TD: For example, next week he goes to Germany…
MB: …because I’m a great follower of German Riesling.
TD: You have to try to know everything,
because it’s unlimited – unlimited discovery, unlimited pleasure, and you meet everywhere and every time fascinating people.
MB: He keeps some soft spots – the right bank of Bordeaux, some Champagne areas – and I have some soft spots on Burgundy, but we cannot [cover the entire spectrum].
TD: The main difference between our job and someone like [Robert] Parker [Jr, of the Wine Advocate] is that to taste a wine, you need to know it from the very beginning. We are always in the wine region during the harvest, because that’s the best place and the best time to understand what is the real quality of the future wine…
MB: …to see the berries, the grapes…not only to ask the growers, “How was the vintage?” but you have to be there to know if they are liars or not, that’s very important, ha ha ha! For me, it’s very important to have knowledge about cultivation, about everything, so I know how they work on the property every day, to see the plots that are very well worked and others that are less well worked.
Do you see yourself as advocates for French wines?
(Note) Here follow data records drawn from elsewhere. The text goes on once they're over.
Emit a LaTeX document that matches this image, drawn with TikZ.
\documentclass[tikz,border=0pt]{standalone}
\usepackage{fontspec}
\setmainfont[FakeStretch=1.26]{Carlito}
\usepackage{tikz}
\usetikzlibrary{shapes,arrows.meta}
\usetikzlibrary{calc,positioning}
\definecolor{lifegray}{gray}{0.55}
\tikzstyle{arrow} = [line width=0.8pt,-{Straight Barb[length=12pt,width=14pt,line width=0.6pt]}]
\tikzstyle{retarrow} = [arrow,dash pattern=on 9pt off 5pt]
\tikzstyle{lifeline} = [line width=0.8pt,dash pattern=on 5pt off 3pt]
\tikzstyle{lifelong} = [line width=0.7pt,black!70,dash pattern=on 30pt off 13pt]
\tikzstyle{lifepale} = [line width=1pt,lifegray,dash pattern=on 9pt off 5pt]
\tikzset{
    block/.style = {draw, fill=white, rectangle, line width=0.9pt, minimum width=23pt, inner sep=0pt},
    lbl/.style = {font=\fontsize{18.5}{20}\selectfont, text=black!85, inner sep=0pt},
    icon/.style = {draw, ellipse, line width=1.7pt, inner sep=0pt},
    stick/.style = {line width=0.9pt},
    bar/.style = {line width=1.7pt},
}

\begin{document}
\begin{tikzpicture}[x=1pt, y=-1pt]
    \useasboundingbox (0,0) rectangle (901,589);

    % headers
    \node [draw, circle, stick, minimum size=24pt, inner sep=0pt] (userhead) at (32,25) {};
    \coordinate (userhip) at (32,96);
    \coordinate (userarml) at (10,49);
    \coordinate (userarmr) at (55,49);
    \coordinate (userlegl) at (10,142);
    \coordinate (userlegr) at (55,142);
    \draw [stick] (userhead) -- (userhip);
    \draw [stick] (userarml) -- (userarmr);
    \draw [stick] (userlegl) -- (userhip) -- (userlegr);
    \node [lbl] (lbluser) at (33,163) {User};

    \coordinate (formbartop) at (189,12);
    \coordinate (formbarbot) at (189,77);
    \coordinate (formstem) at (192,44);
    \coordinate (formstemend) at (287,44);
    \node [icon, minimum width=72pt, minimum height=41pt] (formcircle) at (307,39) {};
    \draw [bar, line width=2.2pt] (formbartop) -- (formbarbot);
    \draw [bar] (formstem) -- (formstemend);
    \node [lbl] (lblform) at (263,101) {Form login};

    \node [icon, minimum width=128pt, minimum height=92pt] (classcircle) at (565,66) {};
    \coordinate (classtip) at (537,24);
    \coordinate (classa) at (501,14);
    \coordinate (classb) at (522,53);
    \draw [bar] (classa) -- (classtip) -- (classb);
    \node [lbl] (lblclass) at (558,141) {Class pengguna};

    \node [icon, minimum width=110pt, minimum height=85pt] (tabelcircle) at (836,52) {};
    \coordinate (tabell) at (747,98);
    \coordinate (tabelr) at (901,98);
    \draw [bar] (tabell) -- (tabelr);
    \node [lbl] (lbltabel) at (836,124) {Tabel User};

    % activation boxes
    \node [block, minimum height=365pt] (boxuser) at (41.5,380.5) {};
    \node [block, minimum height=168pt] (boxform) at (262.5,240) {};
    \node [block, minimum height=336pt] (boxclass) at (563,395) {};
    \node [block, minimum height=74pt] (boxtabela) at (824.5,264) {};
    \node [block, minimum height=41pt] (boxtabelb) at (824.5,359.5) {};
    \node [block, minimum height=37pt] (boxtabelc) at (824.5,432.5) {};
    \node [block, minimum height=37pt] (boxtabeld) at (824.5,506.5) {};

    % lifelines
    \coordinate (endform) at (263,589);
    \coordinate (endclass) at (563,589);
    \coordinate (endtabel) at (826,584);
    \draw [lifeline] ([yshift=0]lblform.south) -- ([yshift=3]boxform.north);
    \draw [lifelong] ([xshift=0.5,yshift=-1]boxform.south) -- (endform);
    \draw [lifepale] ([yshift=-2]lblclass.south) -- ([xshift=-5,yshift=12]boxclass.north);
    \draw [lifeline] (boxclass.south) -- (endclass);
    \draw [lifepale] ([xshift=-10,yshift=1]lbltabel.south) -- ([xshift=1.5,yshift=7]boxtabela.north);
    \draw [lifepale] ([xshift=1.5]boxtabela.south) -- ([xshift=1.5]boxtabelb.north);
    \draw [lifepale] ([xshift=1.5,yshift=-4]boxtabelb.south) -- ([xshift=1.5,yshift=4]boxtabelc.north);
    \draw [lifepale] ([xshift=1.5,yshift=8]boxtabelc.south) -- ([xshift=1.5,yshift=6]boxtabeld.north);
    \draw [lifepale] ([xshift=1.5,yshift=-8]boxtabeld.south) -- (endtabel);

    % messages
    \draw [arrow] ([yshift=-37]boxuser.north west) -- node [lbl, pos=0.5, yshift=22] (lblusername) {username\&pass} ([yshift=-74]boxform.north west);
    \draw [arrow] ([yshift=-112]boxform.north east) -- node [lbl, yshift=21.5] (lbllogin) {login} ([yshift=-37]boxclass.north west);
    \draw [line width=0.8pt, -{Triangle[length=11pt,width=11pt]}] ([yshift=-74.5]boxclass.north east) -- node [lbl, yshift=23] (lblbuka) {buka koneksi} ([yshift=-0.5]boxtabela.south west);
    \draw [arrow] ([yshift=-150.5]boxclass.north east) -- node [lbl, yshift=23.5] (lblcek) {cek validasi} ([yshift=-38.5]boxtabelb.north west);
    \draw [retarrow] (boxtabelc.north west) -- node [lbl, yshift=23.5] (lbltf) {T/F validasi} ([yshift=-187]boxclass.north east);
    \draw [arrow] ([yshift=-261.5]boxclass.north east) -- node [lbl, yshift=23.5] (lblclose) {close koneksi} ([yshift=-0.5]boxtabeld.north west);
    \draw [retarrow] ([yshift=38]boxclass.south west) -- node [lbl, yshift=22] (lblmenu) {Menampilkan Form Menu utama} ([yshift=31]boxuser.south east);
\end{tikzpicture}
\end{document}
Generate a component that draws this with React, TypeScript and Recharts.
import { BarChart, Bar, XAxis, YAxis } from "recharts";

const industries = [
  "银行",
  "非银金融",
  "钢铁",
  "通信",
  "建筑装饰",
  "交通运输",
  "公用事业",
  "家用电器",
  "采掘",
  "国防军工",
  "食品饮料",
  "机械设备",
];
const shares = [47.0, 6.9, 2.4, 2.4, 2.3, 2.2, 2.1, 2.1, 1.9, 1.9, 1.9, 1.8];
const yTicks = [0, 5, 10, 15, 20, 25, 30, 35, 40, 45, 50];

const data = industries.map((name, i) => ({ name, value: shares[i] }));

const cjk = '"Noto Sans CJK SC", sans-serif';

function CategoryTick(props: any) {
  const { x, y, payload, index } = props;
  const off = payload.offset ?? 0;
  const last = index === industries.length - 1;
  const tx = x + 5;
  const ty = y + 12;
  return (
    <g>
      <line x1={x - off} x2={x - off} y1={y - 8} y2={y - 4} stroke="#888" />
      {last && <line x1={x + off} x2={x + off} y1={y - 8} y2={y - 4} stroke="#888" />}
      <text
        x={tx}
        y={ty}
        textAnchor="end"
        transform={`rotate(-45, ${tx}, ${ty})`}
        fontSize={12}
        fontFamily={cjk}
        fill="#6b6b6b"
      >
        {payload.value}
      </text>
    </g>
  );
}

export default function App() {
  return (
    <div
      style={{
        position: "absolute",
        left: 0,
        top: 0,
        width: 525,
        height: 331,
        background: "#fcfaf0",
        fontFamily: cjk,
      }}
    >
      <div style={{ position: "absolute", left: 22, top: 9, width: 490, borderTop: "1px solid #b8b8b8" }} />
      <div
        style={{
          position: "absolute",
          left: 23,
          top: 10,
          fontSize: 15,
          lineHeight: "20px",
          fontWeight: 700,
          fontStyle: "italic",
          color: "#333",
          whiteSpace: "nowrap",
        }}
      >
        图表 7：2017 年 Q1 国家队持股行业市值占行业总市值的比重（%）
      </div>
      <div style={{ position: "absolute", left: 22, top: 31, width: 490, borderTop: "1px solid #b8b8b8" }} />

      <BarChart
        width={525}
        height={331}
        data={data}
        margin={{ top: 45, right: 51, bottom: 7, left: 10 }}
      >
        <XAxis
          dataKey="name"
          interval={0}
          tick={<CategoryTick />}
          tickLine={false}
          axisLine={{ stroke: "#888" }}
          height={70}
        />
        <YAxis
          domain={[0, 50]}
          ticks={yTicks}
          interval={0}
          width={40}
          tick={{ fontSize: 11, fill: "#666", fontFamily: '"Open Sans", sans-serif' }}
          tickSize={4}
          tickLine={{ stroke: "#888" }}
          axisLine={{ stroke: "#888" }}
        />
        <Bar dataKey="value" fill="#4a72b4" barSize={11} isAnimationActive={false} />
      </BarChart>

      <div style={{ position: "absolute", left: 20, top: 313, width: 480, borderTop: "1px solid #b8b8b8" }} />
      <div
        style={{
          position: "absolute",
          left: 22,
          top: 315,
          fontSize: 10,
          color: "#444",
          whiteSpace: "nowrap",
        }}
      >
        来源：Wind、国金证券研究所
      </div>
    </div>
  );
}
What are their attractions and strengths, and what makes them so special?
MB: Diversity and drinkability, especially with food, and the sense of balance…It’s because we [France] are not too much in the north, in the south, in the west or in the east. And, of course, because the great varietals were grown here first. And to have different soils – and, in the 19th century and the beginning of the 20th century, advances in cultivation and wine-making made French wines the best in the world, so we had at that moment an advance. Now, of course, because the knowledge is shared by everyone, you have the same level of wine-making everywhere…and you have some very great wines made elsewhere in Europe and the world – and we’re very happy about that.
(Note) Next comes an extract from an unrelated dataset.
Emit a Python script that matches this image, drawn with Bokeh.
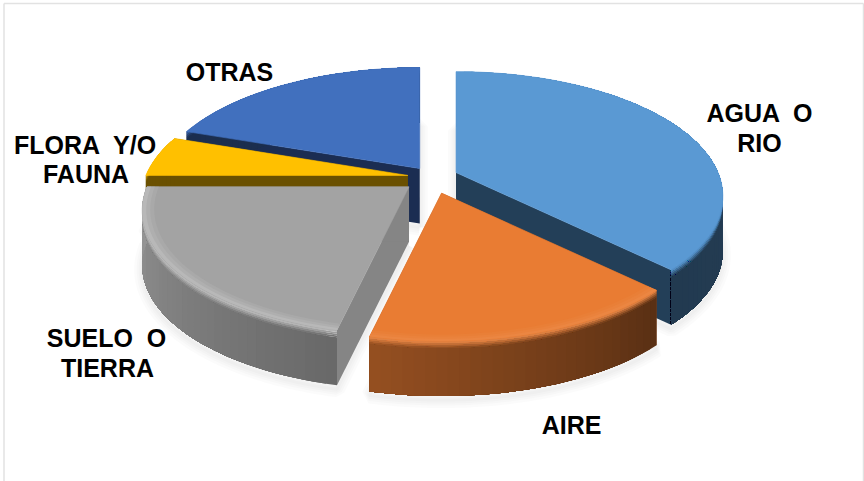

TD: The diversity [in France] is fantastic. You can find white wines, red wines, sweet wines…and every one is very different. There’s so much individuality…
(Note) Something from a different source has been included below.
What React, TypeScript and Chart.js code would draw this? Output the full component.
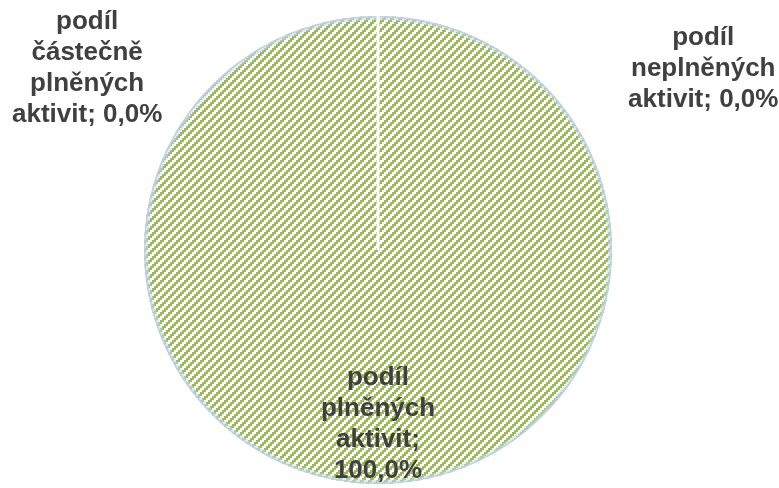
import React, { useEffect, useRef } from "react";
import { Chart, registerables } from "chart.js";

Chart.register(...registerables);

const categories = [
  "podíl plněných aktivit",
  "podíl částečně plněných aktivit",
  "podíl neplněných aktivit",
];
const values = [100, 0, 0];
const labelLines = [
  ["podíl", "plněných", "aktivit;", "100,0%"],
  ["podíl", "částečně", "plněných", "aktivit; 0,0%"],
  ["podíl", "neplněných", "aktivit; 0,0%"],
];

function makePattern(): CanvasPattern | string {
  const c = document.createElement("canvas");
  c.width = 8;
  c.height = 8;
  const g = c.getContext("2d");
  if (!g) return "#9BBB59";
  g.fillStyle = "#ffffff";
  g.fillRect(0, 0, 8, 8);
  g.fillStyle = "#9BBB59";
  for (let y = 0; y < 8; y++) {
    for (let x = 0; x < 8; x++) {
      if (((x >> 1) + (y >> 1)) % 4 < 2) g.fillRect(x, y, 1, 1);
    }
  }
  const p = g.createPattern(c, "repeat");
  return p || "#9BBB59";
}

const decorPlugin = {
  id: "decor",
  afterDatasetsDraw(chart: any) {
    const meta = chart.getDatasetMeta(0);
    const arc = meta.data[0];
    if (!arc) return;
    const { x, y, outerRadius: r } = arc.getProps(["x", "y", "outerRadius"], true);
    const ctx = chart.ctx;
    ctx.save();
    // outer soft edge
    ctx.strokeStyle = "rgba(200,216,236,0.55)";
    ctx.lineWidth = 4;
    ctx.beginPath();
    ctx.arc(x, y, r - 2, 0, Math.PI * 2);
    ctx.stroke();
    ctx.strokeStyle = "rgba(190,208,230,0.9)";
    ctx.lineWidth = 1.5;
    ctx.beginPath();
    ctx.arc(x, y, r - 0.75, 0, Math.PI * 2);
    ctx.stroke();
    // separator line at start angle
    ctx.strokeStyle = "#ffffff";
    ctx.lineWidth = 3;
    ctx.beginPath();
    ctx.moveTo(x, y);
    ctx.lineTo(x, y - r - 1);
    ctx.stroke();

    // labels
    ctx.font = "bold 26px 'Liberation Sans', Arial, sans-serif";
    ctx.fillStyle = "#404040";
    ctx.textAlign = "center";
    ctx.textBaseline = "middle";
    const lh = 31;
    const anchors = [
      { dx: 0, dy: 0.745 },
      { dx: -1.243, dy: -0.775 },
      { dx: 1.39, dy: -0.775 },
    ];
    labelLines.forEach((lines, i) => {
      const a = anchors[i];
      const cx = x + a.dx * r;
      const cy = y + a.dy * r;
      const top = cy - ((lines.length - 1) * lh) / 2;
      lines.forEach((t, j) => ctx.fillText(t, cx, top + j * lh));
    });
    ctx.restore();
  },
};

export default function App() {
  const ref = useRef<HTMLCanvasElement>(null);
  useEffect(() => {
    document.body.style.margin = "0";
    if (!ref.current) return;
    const pattern = makePattern();
    const chart = new Chart(ref.current, {
      type: "pie",
      data: {
        labels: categories,
        datasets: [
          {
            data: values,
            backgroundColor: [pattern, pattern, pattern],
            borderWidth: 0,
          },
        ],
      },
      options: {
        animation: false,
        responsive: false,
        layout: { padding: { top: 16, bottom: 4, left: 0, right: 23 } },
        plugins: {
          legend: { display: false },
          tooltip: { enabled: false },
        },
      },
      plugins: [decorPlugin],
    });
    return () => chart.destroy();
  }, []);
  return (
    <div style={{ width: 779, height: 488, position: "relative", background: "#fff" }}>
      <canvas ref={ref} width={779} height={488} style={{ display: "block" }} />
    </div>
  );
}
MB: …as in the Gallic character, it’s very important, and I’m very happy to see now
in the New World that there are people
with the same philosophy of wine, who are trying to keep in mind that wine is made to be drunk, and not to be tasted. It’s not the same thing.
You mentioned other wine-producing countries. Which of them offer the greatest competition to French wines?
MB: [In terms of] universality, I don’t there’s any competition. As for individual types of wine, there is competition. You can find very great Cabernet Sauvignons in California, you can find great Sauvignon [Blancs] in New Zealand and, perhaps, great Rieslings in Australia, but for universality I don’t think so, for the moment. Only the Italian vineyard has the possibility and the diversity that can be compared with France.
TD: I think competition is a good thing, in wine as in many things. Thirty or 40 years ago, the chateaux in Bordeaux – even the first growths – were of very poor quality. If you taste a Lafitte ’65, for example, it’s an awful wine – it’s like rosé. OK, ’65 was a bad vintage, but now, even in a bad vintage, Lafitte will use only the best berries and do huge work to produce the best wine. And this is because of competition.
MB: And even within France, in the 1920s, ’30s and ’40s, you had the red Bordeaux, the white and red Burgundies, and nothing else. Now from southern France you have very elegant and complex wines, and these are competitors too. And you have in Europe a lot of improvements, for instance in Spain in the last 10 years, and, of course, Italy has had great variety and complexity for a long time…and in the New World too. And it’s because
of this competition that now the Bordeaux red wines from the best chateaux are so good.
You know the famous competition in 1976 when the red Bordeaux were absolutely outclassed by the Californian wines; if we’re making the competition nowadays between the best American and the best Bordeaux, it’s less true – and the best Bordeaux can resist and win.